Dothan may finally begin using its expanded landfill soon after an almost-decade-long saga with adjacent landowners was effectively settled by an Alabama Department of Environmental Management Commission ruling Friday.
The commission rejected a hearing officer’s report filed in May recommending the disapproval of a permit modification issued by ADEM to the city of Dothan for construction and operation of its landfill expansion after hearing arguments from lawyers representing Webb Road residents, the city of Dothan and ADEM’s office of general counsel.
Ultimately, the commission unanimously supported Dothan’s legal counsel, Buddy Cox, and ADEM attorney Todd Carter’s argument that the city obeyed ADEM’s regulations regarding permit approval and “substantially complied” with analyzing and providing groundwater elevation data.
Contingent upon ADEM’s final inspections of the landfill’s new construction, City Manager Kevin Cowper said Dothan may be able start dumping at the site as soon as July.
“This will save us money because it costs more to dispose of the garbage in the private landfill than it will in our own,” Cowper said Tuesday.
The city was on track to get the landfill construction project off the ground since 2012, when it committed to purchasing 182 acres to expand the existing landfill and finally purchased it in March 2014.
Since the landfill closed due to capacity concerns in May 2014, the city has transferred its garbage to a collection point, where a contractor has carried it to a privately owned landfill in Campbellton, Florida. The cost of the contract, based on tonnage, began at between $70,000 and $80,000 per month but has approached $1 million per year recently.
The project has been derailed many times since 2014 to resident opposition and legal challenges.
Two previous permit modifications granted for the landfill expansion in 2016 and 2017 were rescinded by ADEM after residents exposed errors in the notifications provided by ADEM to adjacent landowners.
Before the June 12 hearing, the Dothan landfill hearing record amounted to 1,800 pages, representing 24 witnesses and more than 100 exhibits, briefs and objections.
Environmental lawyer David Ludder argued at the Friday hearing on behalf of seven clients, pleading with the commission to uphold the hearing officer’s recommendation.
His clients, all property owners near the landfill, opposed the landfill for many reasons. Among their concerns was that the landfill expansion would cause a variety of issues to them and their properties.

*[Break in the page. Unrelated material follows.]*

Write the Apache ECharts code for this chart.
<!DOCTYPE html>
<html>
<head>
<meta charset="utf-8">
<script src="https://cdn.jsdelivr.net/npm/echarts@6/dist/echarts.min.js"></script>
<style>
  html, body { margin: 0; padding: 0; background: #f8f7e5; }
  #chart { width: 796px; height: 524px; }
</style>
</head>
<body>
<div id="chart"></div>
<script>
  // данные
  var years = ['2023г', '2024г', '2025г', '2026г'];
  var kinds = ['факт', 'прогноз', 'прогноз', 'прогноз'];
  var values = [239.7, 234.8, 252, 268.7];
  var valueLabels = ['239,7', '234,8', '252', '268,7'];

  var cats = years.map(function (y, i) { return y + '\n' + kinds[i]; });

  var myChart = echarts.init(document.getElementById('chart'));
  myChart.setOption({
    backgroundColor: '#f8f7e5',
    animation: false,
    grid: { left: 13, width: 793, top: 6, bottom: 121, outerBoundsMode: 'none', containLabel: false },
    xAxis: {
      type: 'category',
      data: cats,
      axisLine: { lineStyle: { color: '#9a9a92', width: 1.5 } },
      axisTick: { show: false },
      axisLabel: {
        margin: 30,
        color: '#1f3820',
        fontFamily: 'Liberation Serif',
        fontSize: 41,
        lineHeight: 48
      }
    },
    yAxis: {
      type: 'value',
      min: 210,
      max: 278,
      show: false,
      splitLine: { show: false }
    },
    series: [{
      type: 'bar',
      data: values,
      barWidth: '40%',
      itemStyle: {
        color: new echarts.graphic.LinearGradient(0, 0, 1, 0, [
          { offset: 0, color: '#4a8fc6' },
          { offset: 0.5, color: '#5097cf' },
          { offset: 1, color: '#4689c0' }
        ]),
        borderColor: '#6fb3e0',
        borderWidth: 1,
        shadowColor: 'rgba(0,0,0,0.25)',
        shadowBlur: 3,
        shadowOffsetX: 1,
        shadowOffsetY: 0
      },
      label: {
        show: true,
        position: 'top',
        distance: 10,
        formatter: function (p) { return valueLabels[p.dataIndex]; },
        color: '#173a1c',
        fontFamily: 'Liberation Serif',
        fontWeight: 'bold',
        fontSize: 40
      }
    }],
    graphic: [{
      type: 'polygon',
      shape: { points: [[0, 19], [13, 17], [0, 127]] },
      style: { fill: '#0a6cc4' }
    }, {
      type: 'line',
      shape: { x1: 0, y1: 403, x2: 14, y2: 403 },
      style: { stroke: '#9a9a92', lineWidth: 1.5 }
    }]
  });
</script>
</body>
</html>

In a December 2017 “request for hearing to contest” filing by Ludder, landowners complained that the landfill would:
» Generate “fugitive dust” that would affect vehicles and homes.
» Produce odors that are harmful to their health.
» Attract animals like vultures and insects that have been known to carry diseases.
The current landfill expansion project, nearing completion, has cost around $6 million. It adds about 8.3 acres to the landfill, but the city has another 12.3 acres designated for two future cell expansions. The current project is expected to extend the landfill’s life by about 20 years.
The total size of the landfill after expansion will be about 522 acres.